Practitioner note: The companies doing high-volume email well all have one thing in common: a dedicated email operations person or team. At 1M+/month, email infrastructure requires ongoing attention — it's not a "set and forget" system. If you don't have that resource internally, outsource it.
Scaling Up Safely
When increasing volume (new product launch, acquisition, seasonal spike):
- Increase no more than 25-50% per week
- Warm additional IPs before you need them
- Monitor reputation daily during the ramp
- Have rollback plans if metrics degrade
- Send to engaged segments first at new volume levels
If you're scaling to high-volume sending or experiencing deliverability challenges at scale, a deliverability audit can design the right infrastructure and monitoring stack for your volume.
Sources
- Google: Email Sender Guidelines
- Google: Postmaster Tools
- Microsoft: SNDS
- M3AAWG: Best Practices for Large-Scale Senders
- Port25: PowerMTA Documentation
v1.0 · March 2026
Frequently Asked Questions
How many dedicated IPs do I need for high-volume sending?
A general rule: one dedicated IP per 100K-300K emails per month for marketing, depending on engagement rates.
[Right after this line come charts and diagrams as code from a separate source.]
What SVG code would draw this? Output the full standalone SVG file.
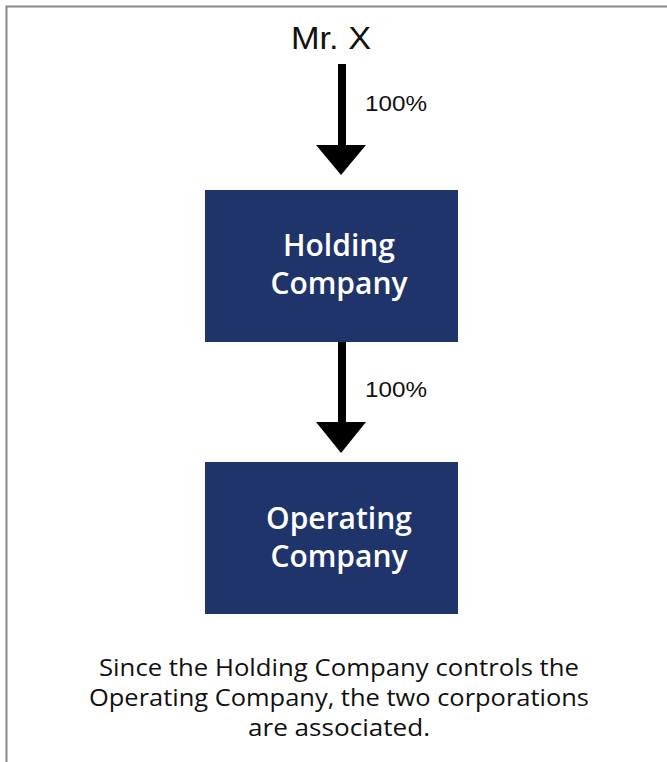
<svg xmlns="http://www.w3.org/2000/svg" width="667" height="762" viewBox="0 0 667 762">
<style>
.box{fill:#1f346b}
.lbl{font-family:"Open Sans","Liberation Sans",sans-serif;font-size:30px;font-weight:600;fill:#fff;text-anchor:middle}
.pct{font-family:"Liberation Sans",sans-serif;font-size:22px;fill:#111}
.cap{font-family:"Open Sans","Liberation Sans",sans-serif;font-size:23px;fill:#111;text-anchor:middle}
</style>
<rect x="0" y="0" width="667" height="762" fill="#fff"/>
<path d="M6.5 762 V6.5 H667" fill="none" stroke="#888" stroke-width="2"/>
<g id="mrx"><text x="331" y="49" font-family="Liberation Sans, sans-serif" font-size="32" fill="#111" text-anchor="middle" textLength="80" lengthAdjust="spacingAndGlyphs">Mr. X</text></g>
<g id="holding"><rect class="box" x="205" y="190" width="253" height="152"/>
<text class="lbl" x="339" y="256">Holding</text>
<text class="lbl" x="339" y="294">Company</text></g>
<g id="operating"><rect class="box" x="205" y="462" width="253" height="152"/>
<text class="lbl" x="339" y="529">Operating</text>
<text class="lbl" x="339" y="567">Company</text></g>
<g id="connectors">
<rect x="338" y="64" width="8" height="82" fill="#000"/>
<polygon points="316,145 366,145 341,175" fill="#000"/>
<text class="pct" x="365" y="111" textLength="62" lengthAdjust="spacingAndGlyphs">100%</text>
<rect x="338" y="342" width="8" height="81" fill="#000"/>
<polygon points="316,422 366,422 341,453" fill="#000"/>
<text class="pct" x="365" y="397" textLength="62" lengthAdjust="spacingAndGlyphs">100%</text>
</g>
<g id="caption">
<text class="cap" x="339" y="676" textLength="480" lengthAdjust="spacingAndGlyphs">Since the Holding Company controls the</text>
<text class="cap" x="339" y="706" textLength="500" lengthAdjust="spacingAndGlyphs">Operating Company, the two corporations</text>
<text class="cap" x="339" y="736" textLength="182" lengthAdjust="spacingAndGlyphs">are associated.</text>
</g>
</svg>
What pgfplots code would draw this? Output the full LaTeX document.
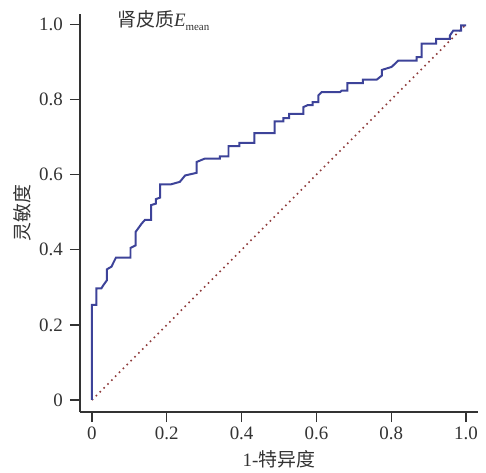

Transactional email needs separate IPs. For 1M monthly marketing emails, plan for 3-5 IPs. For 5M+, 10-15 IPs with proper pool management.
Is shared IP okay for high-volume sending?
No. At 1M+ monthly volume, you need dedicated IPs. Shared IPs give you no control over reputation, and at high volume, your sending patterns will conflict with other senders on the pool. The cost of dedicated IPs is trivial compared to the deliverability risk.
How do I maintain deliverability at high volume?
Dedicated IPs, separate transactional and marketing streams, engagement-based segmentation, provider-specific throttling, continuous monitoring with Postmaster Tools and SNDS, aggressive list hygiene, and real-time bounce processing.